Use additional test prep materials
Adding supplementary materials to your study routine goes a long way in improving your English skills, even if you are already doing homework from your test prep group. It is important to choose only trusted sources which use a high level of English to avoid learning anything that might be incorrect.
Read books in English or newspapers that are well-known in English-speaking countries. Watch the news or find interviews online that cover different topics. You can always start with topics you are interested in but make sure that you take in diverse content. English tests use information from various fields and by researching different sources, you will start to feel more at ease.
These methods will not prepare you for the specific test structure and format, but they will improve your overall confidence and understanding of the English language.

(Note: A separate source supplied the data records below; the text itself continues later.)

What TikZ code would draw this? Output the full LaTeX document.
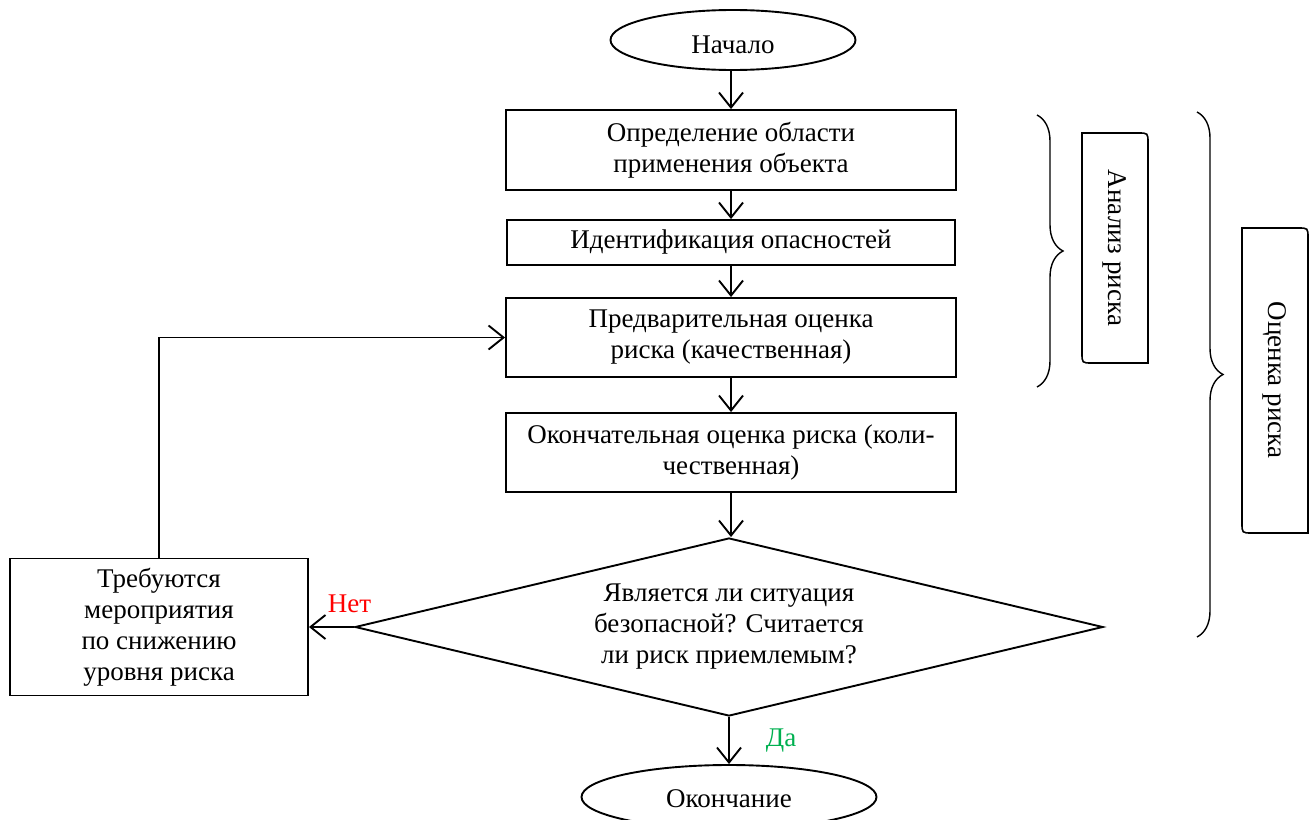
\documentclass[tikz,border=0pt]{standalone}
\usepackage{fontspec}
\setmainfont{Liberation Serif}
\usetikzlibrary{shapes.geometric,arrows.meta,decorations.pathreplacing}
\definecolor{yesgreen}{RGB}{0,176,80}
\tikzset{
  blk/.style={draw, line width=1.9pt, align=center, inner sep=0pt},
  term/.style={draw, ellipse, line width=1.9pt, inner sep=0pt, text depth=0pt},
  arr/.style={line width=1.9pt, -{Straight Barb[length=15pt,width=24pt]}},
  brc/.style={line width=1.4pt, decorate, decoration={brace, amplitude=26pt}},
  lbl/.style={inner sep=0pt},
}
\begin{document}
\begin{tikzpicture}[x=1pt, y=-1pt, font=\fontsize{27}{31}\selectfont]
    \useasboundingbox (0,0) rectangle (1314,819);
    \node[term, minimum width=245pt, minimum height=60pt, text height=26pt] (start) at (733,40) {Начало};
    \node[blk, minimum width=450pt, minimum height=80pt] (area) at (731,150) {Определение области\\применения объекта};
    \node[blk, minimum width=448pt, minimum height=45pt] (hazard) at (731,242.5) {Идентификация опасностей};
    \node[blk, minimum width=450pt, minimum height=79pt] (prelim) at (731,337.5) {Предварительная оценка\\риска (качественная)};
    \node[blk, minimum width=450pt, minimum height=79pt] (final) at (731,452.5) {Окончательная оценка риска (коли-\\чественная)};
    \node[blk, diamond, shape aspect=4.2, minimum width=748pt, minimum height=178pt] (check) at (729,627) {Является ли ситуация\\безопасной? Считается\\ли риск приемлемым?};
    \node[blk, minimum width=298pt, minimum height=137pt] (measures) at (159,627) {Требуются\\мероприятия\\по снижению\\уровня риска};
    \node[term, minimum width=295pt, minimum height=64pt, text height=20pt] (finish) at (729,797) {Окончание};
    \foreach \a/\b in {start/area, area/hazard, hazard/prelim, prelim/final, final/check}{
        \draw[arr] (\a.south -| final) -- (\b.north -| final);
    }
    \draw[arr] (check) -- node[lbl, pos=0.5, right=36pt, text=yesgreen]{Да} (finish);
    \draw[arr] (check) -- node[lbl, pos=0.1, above=13pt, text=red]{Нет} (measures);
    \draw[arr] (measures) |- (prelim);
    \draw[brc] (1037,115) -- (1037,387);
    \draw[brc] (1197,112) -- (1197,637);
    \draw[line width=1.6pt] (1082,133) -- (1138,133) .. controls (1148,133) .. (1148,143) -- (1148,363)
        -- (1092,363) .. controls (1082,363) .. (1082,353) -- cycle;
    \node[rotate=-90] (analysis) at (1115,248) {Анализ риска};
    \draw[line width=1.6pt] (1242,228) -- (1298,228) .. controls (1308,228) .. (1308,238) -- (1308,533)
        -- (1252,533) .. controls (1242,533) .. (1242,523) -- cycle;
    \node[rotate=-90] (assessment) at (1275,380) {Оценка риска};
\end{tikzpicture}
\end{document}
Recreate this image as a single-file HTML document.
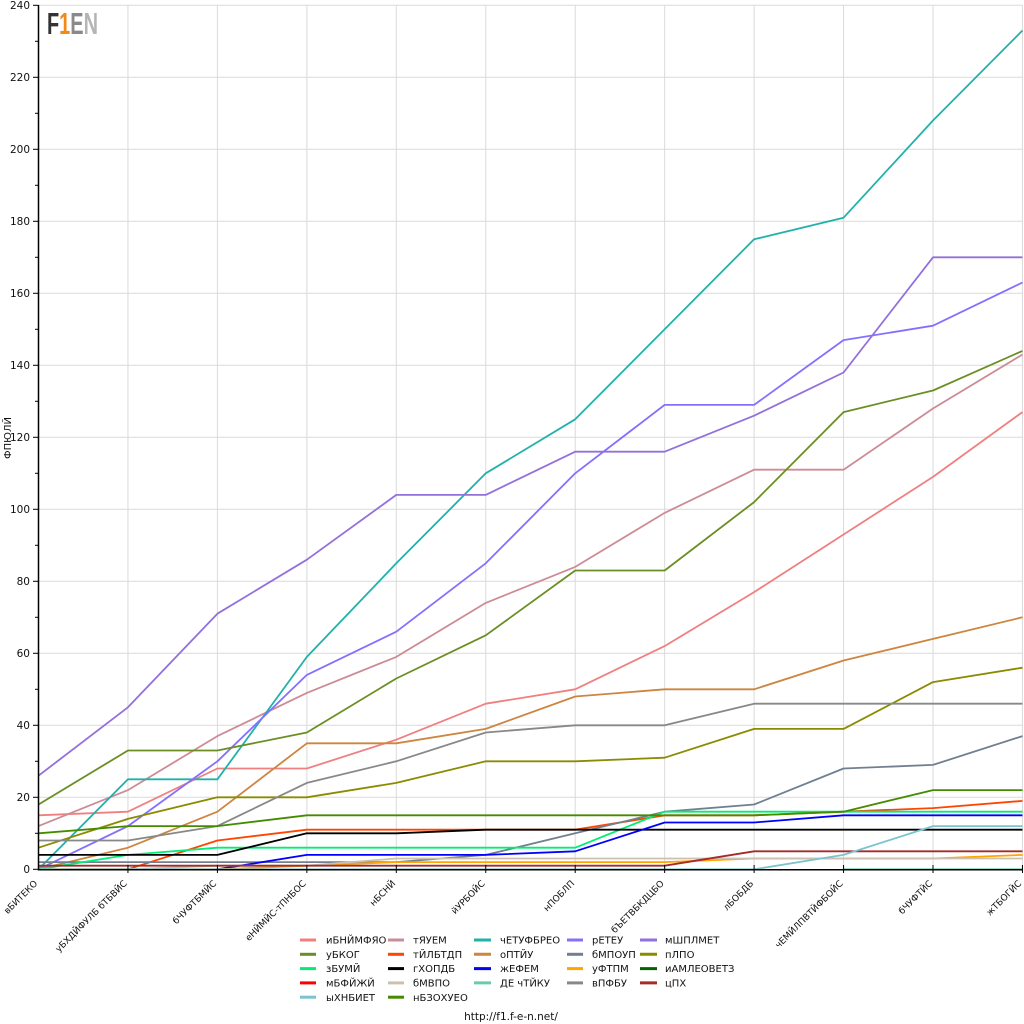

Dive into the areas that you need to improve
While regular practice is essential when preparing for any type of test, it is also important to think strategically about your preparation. For example, if you are taking TOEFL or IELTS, do you find all their test sections equally easy? This seems unlikely! Perhaps you have no problem concentrating on the reading, listening, and writing tasks but you feel nervous when having to speak in English. Or perhaps you get confused by multiple choice questions testing different English grammar rules. We all have our weak spots and it is better to find out what yours are as early as possible in your English language practice.
Your performance at the test should be well-balanced between sections. In your studies you will need to use vocabulary and grammar, as well as apply excellent listening, reading, and speaking skills. If you are working with a tutor, they should be able to point out which areas you still need to improve. So, if you find out along the way that the usage of “I” and “me” gives you trouble, make sure you understand the rules and start applying them with ease. With additional focus on your problematic areas, you will start seeing considerable improvement.
Build up realistic expectations about your score
Although this may not seem like a tip on how to self-prepare for English tests, you may find it helpful along the way. If you are an international student struggling with the language and you dedicate sufficient time to prepare, you will not only improve your speaking and writing but you will also gain a much-needed confidence boost.
However, it is a good idea to develop realistic expectations and adjust your choice of programmes with your final test score in mind. You need to keep up the hard work, but also come to terms with the possibility that your final score may not be sufficient for a particular school abroad. As a third-year English literature student told The Independent in an article about university life, it can be difficult to align your expectations with reality:
When I first started my course, I was shocked at how much reading was required, not just the amount of texts, but the number of secondary sources needed as well. I soon realised it’s a lot more about your own learning, so I quickly became more organised to make sure I got it all done.
Whichever of these strategies fits you best, stay consistent and take one step at a time. Your English language goal is within your reach!